WRITTEN PROBLEM |
Extract the lines from the start through the line that holds "rectangle (1015, 1627);", both included, omitting all images.

################

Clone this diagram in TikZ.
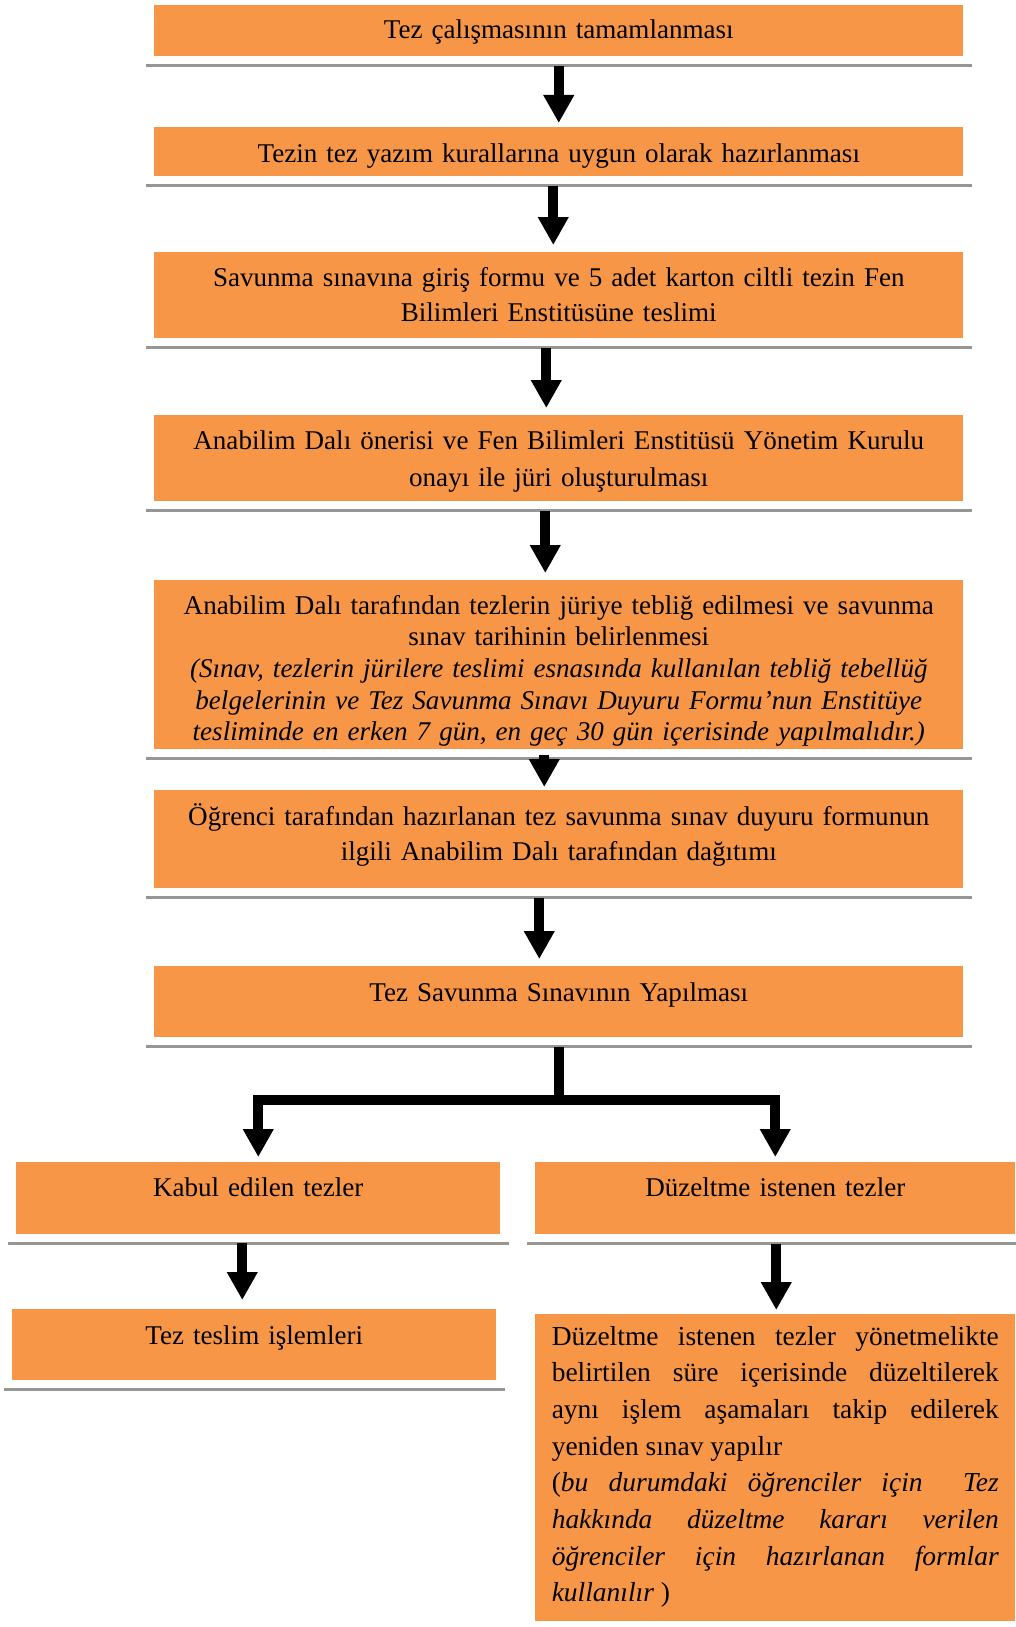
\documentclass[tikz,border=0pt]{standalone}
\usepackage{fontspec}
\setmainfont{Liberation Serif}
\usetikzlibrary{calc}
\usetikzlibrary{arrows.meta}

\definecolor{boxorange}{RGB}{247,150,70}
\definecolor{shadowgray}{RGB}{150,150,150}

\tikzset{
  stepbox/.style={fill=boxorange, inner sep=0pt, align=center, anchor=north west},
  flowarrow/.style={line width=7.5pt, line join=miter, -{Triangle[width=21.75pt,length=21pt]}},
  shadowline/.style={draw=shadowgray, line width=2.25pt},
}

\begin{document}
\begin{tikzpicture}[x=0.75pt, y=-0.75pt, font=\fontsize{20.3}{26.5}\selectfont]
\useasboundingbox (0, 0) rectangle (1015, 1627);

\node (b1) [stepbox, text width=606.75pt, minimum height=38.25pt, text height=24.75pt, text depth=13.5pt] at (154, 5)
  {Tez çalışmasının tamamlanması};
\node (b2) [stepbox, text width=606.75pt, minimum height=36.75pt, text height=26.25pt, text depth=10.5pt] at (154, 127)
  {Tezin tez yazım kurallarına uygun olarak hazırlanması};
\node (b3) [stepbox, text width=606.75pt, minimum height=64.5pt, text height=25.5pt, text depth=39pt] at (154, 252)
  {Savunma sınavına giriş formu ve 5 adet karton ciltli tezin Fen\\ Bilimleri Enstitüsüne teslimi};
\node (b4) [stepbox, text width=606.75pt, minimum height=64.5pt, text height=25.5pt, text depth=39pt,
  font=\fontsize{20.3}{28}\selectfont] at (154, 415)
  {Anabilim Dalı önerisi ve Fen Bilimleri Enstitüsü Yönetim Kurulu\\ onayı ile jüri oluşturulması};
\node (b5) [stepbox, text width=606.75pt, minimum height=126.75pt, text height=25.5pt, text depth=101.25pt,
  font=\fontsize{20.3}{23.7}\selectfont] at (154, 580)
  {Anabilim Dalı tarafından tezlerin jüriye tebliğ edilmesi ve savunma\\ sınav tarihinin belirlenmesi\\
   {\itshape (Sınav, tezlerin jürilere teslimi esnasında kullanılan tebliğ tebellüğ\\
   belgelerinin ve Tez Savunma Sınavı Duyuru Formu’nun Enstitüye\\
   tesliminde en erken 7 gün, en geç 30 gün içerisinde yapılmalıdır.)}};
\node (b6) [stepbox, text width=606.75pt, minimum height=73.5pt, text height=26.25pt, text depth=47.25pt] at (154, 790)
  {Öğrenci tarafından hazırlanan tez savunma sınav duyuru formunun\\ ilgili Anabilim Dalı tarafından dağıtımı};
\node (b7) [stepbox, text width=606.75pt, minimum height=53.25pt, text height=26.25pt, text depth=27pt] at (154, 966)
  {Tez Savunma Sınavının Yapılması};

\node (b8) [stepbox, text width=363pt, minimum height=54pt, text height=25.5pt, text depth=28.5pt] at (16, 1162)
  {Kabul edilen tezler};
\node (b9) [stepbox, text width=360pt, minimum height=54pt, text height=25.5pt, text depth=28.5pt] at (535, 1162)
  {Düzeltme istenen tezler};
\node (b10) [stepbox, text width=363pt, minimum height=53.25pt, text height=26.25pt, text depth=27pt] at (12, 1309)
  {Tez teslim işlemleri};
\node (b11) [stepbox, align=justify, text width=335.25pt, minimum width=360pt, minimum height=230.25pt,
  text height=23.25pt, text depth=207pt, font=\fontsize{20.6}{27.5}\selectfont] at (535, 1314)
  {\sloppy Düzeltme istenen tezler yönetmelikte\linebreak belirtilen süre içerisinde düzeltilerek\linebreak
   aynı işlem aşamaları takip edilerek\linebreak yeniden sınav yapılır\par
   (\textit{bu durumdaki öğrenciler için \ Tez\linebreak hakkında düzeltme kararı verilen\linebreak
   öğrenciler için hazırlanan formlar\linebreak kullanılır} )};

\foreach \b in {b1,b2,b3,b4,b5,b6,b7,b8,b9,b10}
  \draw [shadowline] ($(\b.south west)+(-8,9)$) -- ($(\b.south east)+(8,9)$);

\draw [flowarrow] ($(b1.south)+(0,9)$) -- ($(b2.north)+(0,-4)$);
\draw [flowarrow] ($(b2.south)+(-5.5,9)$) -- ($(b3.north)+(-5.5,-7)$);
\draw [flowarrow] ($(b3.south)+(-12.5,9)$) -- ($(b4.north)+(-12.5,-7)$);
\draw [flowarrow] ($(b4.south)+(-13.5,9)$) -- ($(b5.north)+(-13.5,-7)$);
\draw [flowarrow] ($(b5.south)+(-14.5,5)$) -- ($(b6.north)+(-14.5,-3)$);
\draw [flowarrow] ($(b6.south)+(-19.5,9)$) -- ($(b7.north)+(-19.5,-7)$);

\coordinate (fork) at ($(b7.south)+(0,62)$);
\draw [line width=7.5pt] ($(b7.south)+(0,9)$) -- (fork);
\draw [flowarrow] (fork) -| ($(b8.north)+(0,-5)$);
\draw [flowarrow] (fork) -| ($(b9.north)+(0,-5)$);
%\draw [flowarrow] ($(b7.south)+(0,9)$) -- (fork);

\draw [flowarrow] ($(b8.south)+(-16,8)$) -- ($(b10.north)+(-12,-9)$);
\draw [flowarrow] ($(b9.south)+(1,9)$) -- ($(b11.north)+(1,-4)$);
\end{tikzpicture}
\end{document}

################

THE SOLUTION |
Clone this diagram in TikZ.
\documentclass[tikz,border=0pt]{standalone}
\usepackage{fontspec}
\setmainfont{Liberation Serif}
\usetikzlibrary{calc}
\usetikzlibrary{arrows.meta}

\definecolor{boxorange}{RGB}{247,150,70}
\definecolor{shadowgray}{RGB}{150,150,150}

\tikzset{
  stepbox/.style={fill=boxorange, inner sep=0pt, align=center, anchor=north west},
  flowarrow/.style={line width=7.5pt, line join=miter, -{Triangle[width=21.75pt,length=21pt]}},
  shadowline/.style={draw=shadowgray, line width=2.25pt},
}

\begin{document}
\begin{tikzpicture}[x=0.75pt, y=-0.75pt, font=\fontsize{20.3}{26.5}\selectfont]
\useasboundingbox (0, 0) rectangle (1015, 1627);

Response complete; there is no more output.